• TO DO
Reproduce exactly the lines starting at the line that contains "Give me the" and ending at the line that contains "import * as". Omit pictures.

• Entries with chart source code
┌────────

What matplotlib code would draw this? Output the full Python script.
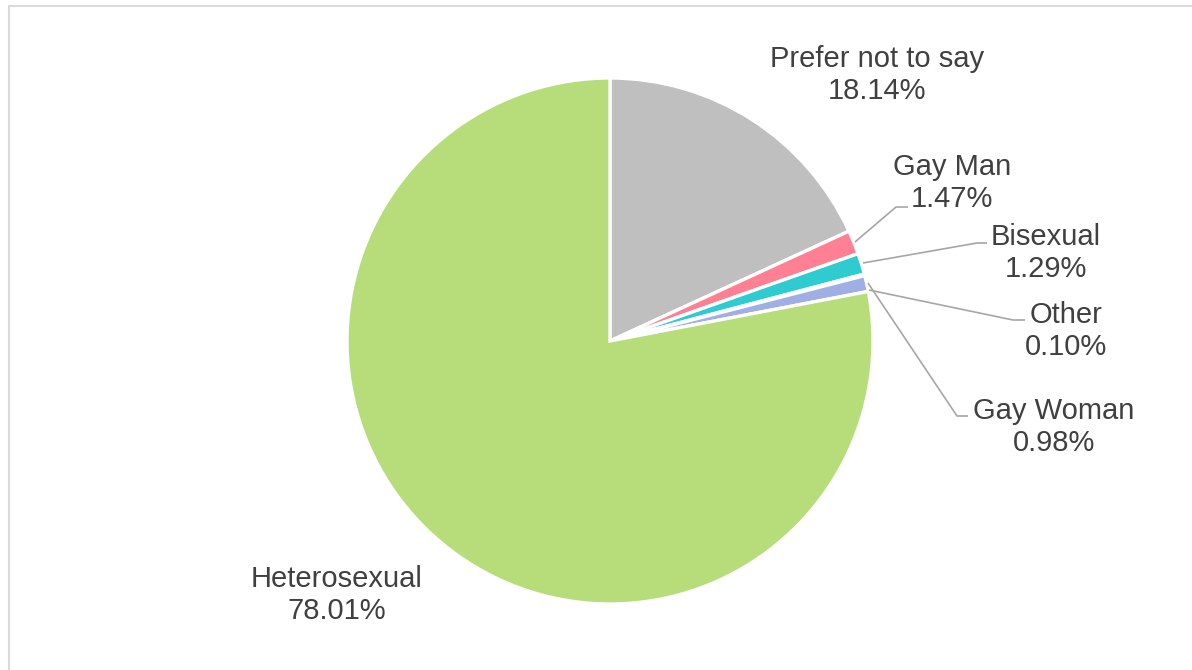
import matplotlib
matplotlib.use("Agg")
import matplotlib.pyplot as plt
from matplotlib.patches import Rectangle

labels = ["Prefer not to say", "Gay Man", "Bisexual", "Other", "Gay Woman", "Heterosexual"]
values = [18.14, 1.47, 1.29, 0.10, 0.98, 78.01]
colors = ["#BFBFBF", "#FF7F93", "#2ECBD1", "#F4B183", "#9FAEE4", "#B7DD7B"]

# label placement (pixel coords, y from top) and leader lines
label_pos = {
    "Prefer not to say": (877, 75),
    "Gay Man": (952, 183),
    "Bisexual": (1046, 253),
    "Other": (1066, 331),
    "Gay Woman": (1054, 427),
    "Heterosexual": (337, 595),
}
leaders = {
    "Gay Man": [(855, 242), (896, 207), (908, 207)],
    "Bisexual": [(863, 263), (977, 243), (987, 243)],
    "Other": [(869, 290), (1013, 320), (1025, 320)],
    "Gay Woman": [(868, 283), (957, 416), (968, 416)],
}

W, H = 1192, 670
fig = plt.figure(figsize=(W / 100, H / 100), dpi=100)
ax = fig.add_axes([0, 0, 1, 1])
ax.set_xlim(0, W)
ax.set_ylim(0, H)
ax.set_aspect("equal")
ax.axis("off")

ax.add_patch(Rectangle((8.5, -10), W + 20, H - 5 + 10 - 0.5, fill=False,
                       edgecolor="#D9D9D9", linewidth=1.5))

ax.pie(values, colors=colors, startangle=90, counterclock=False,
       center=(610, H - 341), radius=263,
       wedgeprops=dict(edgecolor="white", linewidth=2.4))
ax.set_xlim(0, W)
ax.set_ylim(0, H)

for name, pts in leaders.items():
    xs = [p[0] for p in pts]
    ys = [H - p[1] for p in pts]
    ax.plot(xs, ys, color="#A6A6A6", linewidth=1.2, solid_capstyle="butt")

for name, v in zip(labels, values):
    x, y = label_pos[name]
    ax.text(x, H - y, f"{name}\n{v:.2f}%", ha="center", va="center",
            fontsize=21, color="#404040", family="Liberation Sans",
            linespacing=1.2)

fig.savefig("out.png", dpi=100)
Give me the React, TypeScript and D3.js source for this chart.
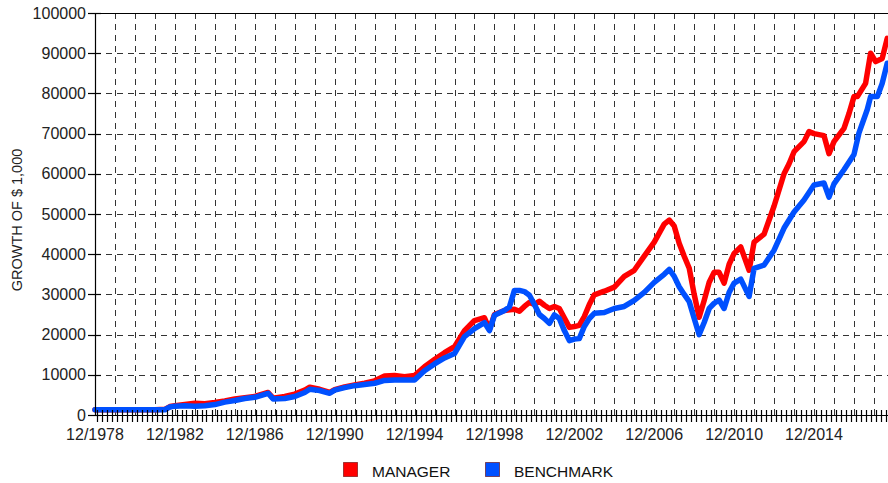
import React from "react";
import * as d3 from "d3";

const managerDates = [
  "1978-12", "1979-12", "1980-12", "1981-12", "1982-06", "1982-09", "1982-12", "1983-06", "1983-12",
  "1984-06", "1984-12", "1985-06", "1985-12", "1986-06", "1986-12", "1987-08", "1987-11", "1988-06",
  "1988-12", "1989-06", "1989-09", "1990-03", "1990-09", "1990-12", "1991-06", "1991-12", "1992-06",
  "1992-12", "1993-06", "1993-12", "1994-06", "1994-12", "1995-06", "1995-12", "1996-06", "1996-12",
  "1997-06", "1997-12", "1998-06", "1998-09", "1998-12", "1999-06", "1999-12", "2000-03", "2000-06",
  "2000-09", "2000-12", "2001-03", "2001-06", "2001-09", "2001-12", "2002-03", "2002-09", "2002-12",
  "2003-03", "2003-06", "2003-09", "2003-12", "2004-06", "2004-12", "2005-06", "2005-12", "2006-06",
  "2006-12", "2007-06", "2007-09", "2007-12", "2008-03", "2008-06", "2008-09", "2008-12", "2009-03",
  "2009-06", "2009-09", "2009-12", "2010-03", "2010-06", "2010-09", "2010-12", "2011-04", "2011-09",
  "2011-12", "2012-06", "2012-12", "2013-06", "2013-09", "2013-12", "2014-06", "2014-09", "2014-12",
  "2015-06", "2015-09", "2015-12", "2016-06", "2016-09", "2016-12", "2017-02", "2017-07", "2017-10",
  "2018-01", "2018-05", "2018-08",
];
const managerValues = [
  1300, 1300, 1300, 1300, 1400, 2100, 2300, 2600, 2900,
  2800, 3100, 3500, 4000, 4300, 4600, 5600, 4200, 4600,
  5200, 6200, 6900, 6400, 5600, 6300, 7000, 7500, 7900,
  8500, 9700, 9800, 9500, 9800, 12000, 13800, 15500, 17000,
  21000, 23500, 24200, 21300, 25000, 26000, 26300, 25800, 27000,
  28000, 27500, 28300, 27300, 26500, 27000, 26500, 21800, 22000,
  22300, 24500, 27500, 29900, 30800, 31800, 34500, 36000, 39500,
  43000, 47500, 48500, 47000, 42700, 39500, 36500, 30000, 24300,
  28500, 33000, 35500, 35500, 32800, 37500, 40200, 41800, 36000,
  43000, 45000, 52000, 60000, 62500, 65500, 68000, 70500, 70000,
  69500, 65000, 68000, 71300, 75000, 79200, 79200, 82500, 90000,
  87900, 88700, 93700,
];

const benchmarkDates = [
  "1978-12", "1979-12", "1980-12", "1981-12", "1982-06", "1982-09", "1982-12", "1983-06", "1983-12",
  "1984-06", "1984-12", "1985-06", "1985-12", "1986-06", "1986-12", "1987-08", "1987-11", "1988-06",
  "1988-12", "1989-06", "1989-09", "1990-03", "1990-09", "1990-12", "1991-06", "1991-12", "1992-06",
  "1992-12", "1993-06", "1993-12", "1994-06", "1994-12", "1995-06", "1995-12", "1996-06", "1996-12",
  "1997-06", "1997-12", "1998-06", "1998-09", "1998-12", "1999-06", "1999-09", "1999-12", "2000-03",
  "2000-06", "2000-09", "2000-12", "2001-03", "2001-06", "2001-09", "2001-12", "2002-03", "2002-06",
  "2002-09", "2002-12", "2003-03", "2003-06", "2003-09", "2003-12", "2004-06", "2004-12", "2005-06",
  "2005-12", "2006-06", "2006-12", "2007-06", "2007-09", "2007-12", "2008-03", "2008-06", "2008-09",
  "2008-12", "2009-03", "2009-06", "2009-09", "2009-12", "2010-03", "2010-06", "2010-09", "2010-12",
  "2011-04", "2011-09", "2011-12", "2012-06", "2012-12", "2013-06", "2013-12", "2014-06", "2014-12",
  "2015-06", "2015-09", "2015-12", "2016-06", "2016-12", "2017-03", "2017-08", "2017-10", "2018-02",
  "2018-05", "2018-08",
];
const benchmarkValues = [
  1300, 1300, 1300, 1300, 1300, 2000, 2200, 2300, 2200,
  2300, 2600, 3200, 3600, 4100, 4400, 5400, 4000, 4100,
  4600, 5600, 6400, 6100, 5400, 6200, 6800, 7300, 7600,
  7900, 8600, 8700, 8700, 8700, 11000, 12700, 14200, 15300,
  19500, 21500, 23000, 21000, 24800, 26000, 26900, 31000, 31000,
  30700, 29800, 27500, 25000, 24000, 22800, 24900, 24000, 21000,
  18500, 18900, 19000, 22000, 24000, 25300, 25500, 26500, 27000,
  28500, 30500, 33000, 35000, 36200, 34500, 31900, 30000, 28200,
  24000, 20000, 23000, 26500, 27800, 28600, 26500, 30500, 32800,
  33800, 29500, 36500, 37300, 41000, 46500, 50500, 53500, 57200,
  57700, 54200, 57500, 61000, 64800, 70100, 76000, 79200, 79200,
  82500, 87500,
];

const yTicks = [0, 10000, 20000, 30000, 40000, 50000, 60000, 70000, 80000, 90000, 100000];
const xLabelYears = [1978, 1982, 1986, 1990, 1994, 1998, 2002, 2006, 2010, 2014];
const seriesNames = ["MANAGER", "BENCHMARK"];
const seriesColors = ["#ff0000", "#0050ff"];

const W = 888;
const H = 483;
const left = 95;
const right = 888;
const top = 13;
const bottom = 415;
const FONT = "'Liberation Sans', Arial, sans-serif";

export default function App() {
  const parse = d3.timeParse("%Y-%m");
  const x = d3
    .scaleTime()
    .domain([new Date(1978, 11, 1), new Date(2018, 7, 15)])
    .range([left, right]);
  const y = d3.scaleLinear().domain([0, 100000]).range([bottom, top]);

  const mk = (dates: string[], vals: number[]) =>
    dates.map((d, i) => ({ date: parse(d) as Date, v: vals[i] }));
  const series = [mk(managerDates, managerValues), mk(benchmarkDates, benchmarkValues)];
  const line = d3
    .line<{ date: Date; v: number }>()
    .x((d) => x(d.date))
    .y((d) => y(d.v));

  const yearGrid = d3.range(1979, 2018).map((yr) => new Date(yr, 11, 1));
  const minorTicks = d3.timeMonth.every(3)!.range(new Date(1978, 11, 1), new Date(2018, 8, 1));

  return (
    <svg
      width={W}
      height={H}
      style={{ position: "absolute", left: 0, top: 0, background: "#fff" }}
      fontFamily={FONT}
    >
      {/* grid */}
      <g stroke="#333" strokeWidth={1} strokeDasharray="6,5">
        {yTicks.slice(1, -1).map((t) => (
          <line key={"h" + t} x1={left} x2={right} y1={Math.round(y(t)) + 0.5} y2={Math.round(y(t)) + 0.5} />
        ))}
        {yearGrid.map((d, i) => (
          <line key={"v" + i} x1={Math.round(x(d)) + 0.5} x2={Math.round(x(d)) + 0.5} y1={top} y2={bottom} />
        ))}
      </g>

      {/* lines */}
      {series.map((s, i) => (
        <path
          key={i}
          d={line(s) || ""}
          fill="none"
          stroke={seriesColors[i]}
          strokeWidth={5.5}
          strokeLinejoin="round"
          strokeLinecap="round"
        />
      ))}

      {/* axes */}
      <g stroke="#000" strokeWidth={1.2}>
        <line x1={left + 0.5} x2={left + 0.5} y1={top} y2={bottom} />
        <line x1={left} x2={right} y1={bottom + 0.5} y2={bottom + 0.5} />
        <line x1={left} x2={right} y1={top + 0.5} y2={top + 0.5} />
        {yTicks.map((t) => (
          <line key={"yt" + t} x1={88} x2={101} y1={Math.round(y(t)) + 0.5} y2={Math.round(y(t)) + 0.5} />
        ))}
        {minorTicks.map((d, i) => (
          <line key={"xt" + i} x1={Math.round(x(d)) + 0.5} x2={Math.round(x(d)) + 0.5} y1={410} y2={422} />
        ))}
      </g>

      {/* y tick labels */}
      {yTicks.map((t) => (
        <text key={"yl" + t} x={86} y={y(t)} dy="0.35em" textAnchor="end" fontSize={16} fill="#222">
          {t}
        </text>
      ))}

      {/* x tick labels */}
      {xLabelYears.map((yr) => (
        <text key={"xl" + yr} x={x(new Date(yr, 11, 1))} y={440} textAnchor="middle" fontSize={16} fill="#222">
          {"12/" + yr}
        </text>
      ))}

      {/* y axis title */}
      <text
        transform={`translate(22,${(top + bottom) / 2 + 6}) rotate(-90)`}
        textAnchor="middle"
        fontSize={14.5}
        fill="#222"
      >
        GROWTH OF $ 1,000
      </text>

      {/* legend */}
      {seriesNames.map((n, i) => {
        const lx = i === 0 ? 343 : 485;
        return (
          <g key={n}>
            <rect x={lx + 0.5} y={462.5} width={14} height={14} fill={seriesColors[i]} stroke="#600" strokeOpacity={0.6} />
            <text x={lx + 29} y={477} fontSize={15.5} fill="#111">
              {n}
            </text>
          </g>
        );
      })}
    </svg>
  );
}
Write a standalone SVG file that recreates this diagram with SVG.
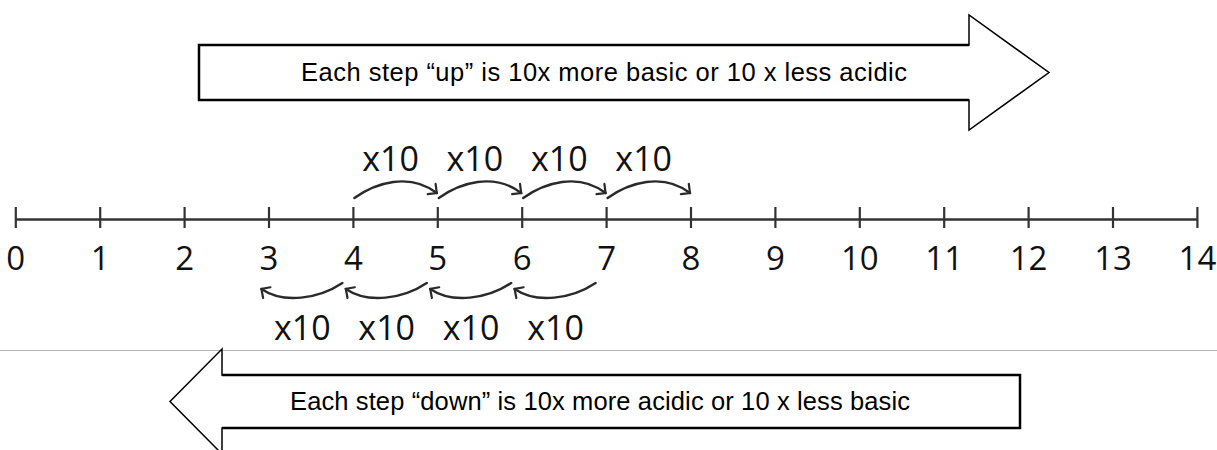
<svg xmlns="http://www.w3.org/2000/svg" width="1217" height="450" viewBox="0 0 1217 450">
<defs>
<style>
.desc{font-family:"Liberation Sans",Arial,sans-serif;font-size:25.5px;fill:#000}
.num{font-family:"Open Sans","Noto Sans",sans-serif;font-size:33px;fill:#111;text-anchor:middle}
.lbl{font-family:"Open Sans","Noto Sans",sans-serif;font-size:34px;fill:#111;text-anchor:middle}
.arc{fill:none;stroke:#2a2a2a;stroke-width:2.4;stroke-linecap:round;marker-end:url(#ah)}
.axis{stroke:#333;stroke-width:2.5;fill:none}
.tick{stroke:#333;stroke-width:2.2}
.box{fill:none;stroke:#000;stroke-width:2.5}
.head{fill:#fff;stroke:#000;stroke-width:1.5;stroke-linejoin:miter}
</style>
<marker id="ah" viewBox="-10 -10 20 20" markerWidth="20" markerHeight="20" refX="0" refY="0" orient="auto" markerUnits="userSpaceOnUse">
<path d="M -6.5 -6.5 L 0 0 L -6.5 6.5" fill="none" stroke="#2a2a2a" stroke-width="2.2" stroke-linecap="round" stroke-linejoin="miter"/>
</marker>
</defs>
<rect width="1217" height="450" fill="#fff"/>
<line x1="0" y1="350.5" x2="1217" y2="350.5" stroke="#b4b4b4" stroke-width="1"/>
<g id="up-arrow">
<polygon class="head" points="199,45 969,45 969,15 1049,72.5 969,130 969,100 199,100"/>
<polyline class="box" points="969,45 199,45 199,100 969,100"/>
<text class="desc" x="301" y="81" textLength="606" lengthAdjust="spacing">Each step “up” is 10x more basic or 10 x less acidic</text>
</g>
<g id="down-arrow">
<polygon class="head" points="1020,375 222,375 222,349 170,401.5 222,454 222,428 1020,428"/>
<polyline class="box" points="222,375 1020,375 1020,428 222,428"/>
<text class="desc" x="290" y="410" textLength="620" lengthAdjust="spacing">Each step “down” is 10x more acidic or 10 x less basic</text>
</g>
<g id="number-line">
<line class="axis" x1="15.8" y1="219.5" x2="1197.4" y2="219.5"/>
<g class="tick">
<line x1="15.8" y1="207" x2="15.8" y2="228"/>
<line x1="100.2" y1="207" x2="100.2" y2="228"/>
<line x1="184.6" y1="207" x2="184.6" y2="228"/>
<line x1="269" y1="207" x2="269" y2="228"/>
<line x1="353.4" y1="207" x2="353.4" y2="228"/>
<line x1="437.8" y1="207" x2="437.8" y2="228"/>
<line x1="522.2" y1="207" x2="522.2" y2="228"/>
<line x1="606.6" y1="207" x2="606.6" y2="228"/>
<line x1="691" y1="207" x2="691" y2="228"/>
<line x1="775.4" y1="207" x2="775.4" y2="228"/>
<line x1="859.8" y1="207" x2="859.8" y2="228"/>
<line x1="944.2" y1="207" x2="944.2" y2="228"/>
<line x1="1028.6" y1="207" x2="1028.6" y2="228"/>
<line x1="1113" y1="207" x2="1113" y2="228"/>
<line x1="1197.4" y1="207" x2="1197.4" y2="228"/>
</g>
<text class="num" x="15.8" y="270">0</text>
<text class="num" x="100.2" y="270">1</text>
<text class="num" x="184.6" y="270">2</text>
<text class="num" x="269" y="270">3</text>
<text class="num" x="353.4" y="270">4</text>
<text class="num" x="437.8" y="270">5</text>
<text class="num" x="522.2" y="270">6</text>
<text class="num" x="606.6" y="270">7</text>
<text class="num" x="691" y="270">8</text>
<text class="num" x="775.4" y="270">9</text>
<text class="num" x="859.8" y="270">10</text>
<text class="num" x="944.2" y="270">11</text>
<text class="num" x="1028.6" y="270">12</text>
<text class="num" x="1113" y="270">13</text>
<text class="num" x="1197.4" y="270">14</text>
</g>
<g id="up-labels">
<text class="lbl" x="390.5" y="171">x10</text>
<text class="lbl" x="474.9" y="171">x10</text>
<text class="lbl" x="559.3" y="171">x10</text>
<text class="lbl" x="643.7" y="171">x10</text>
</g>
<g id="down-labels">
<text class="lbl" x="302.3" y="340">x10</text>
<text class="lbl" x="386.7" y="340">x10</text>
<text class="lbl" x="471.1" y="340">x10</text>
<text class="lbl" x="555.5" y="340">x10</text>
</g>
<g id="connectors">
<path class="arc" d="M 354.4 198 C 375.4 183, 409.4 172, 436.8 193"/>
<path class="arc" d="M 438.8 198 C 459.8 183, 493.8 172, 521.2 193"/>
<path class="arc" d="M 523.2 198 C 544.2 183, 578.2 172, 605.6 193"/>
<path class="arc" d="M 607.6 198 C 628.6 183, 662.6 172, 690 193"/>
<path class="arc" d="M 342.4 283 C 318.4 299, 283.4 304, 261.4 289"/>
<path class="arc" d="M 426.8 283 C 402.8 299, 367.8 304, 345.8 289"/>
<path class="arc" d="M 511.2 283 C 487.2 299, 452.2 304, 430.2 289"/>
<path class="arc" d="M 595.6 283 C 571.6 299, 536.6 304, 514.6 289"/>
</g>
</svg>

└────────

• EXPECTED ANSWER
Give me the React, TypeScript and D3.js source for this chart.
import React from "react";
import * as d3 from "d3";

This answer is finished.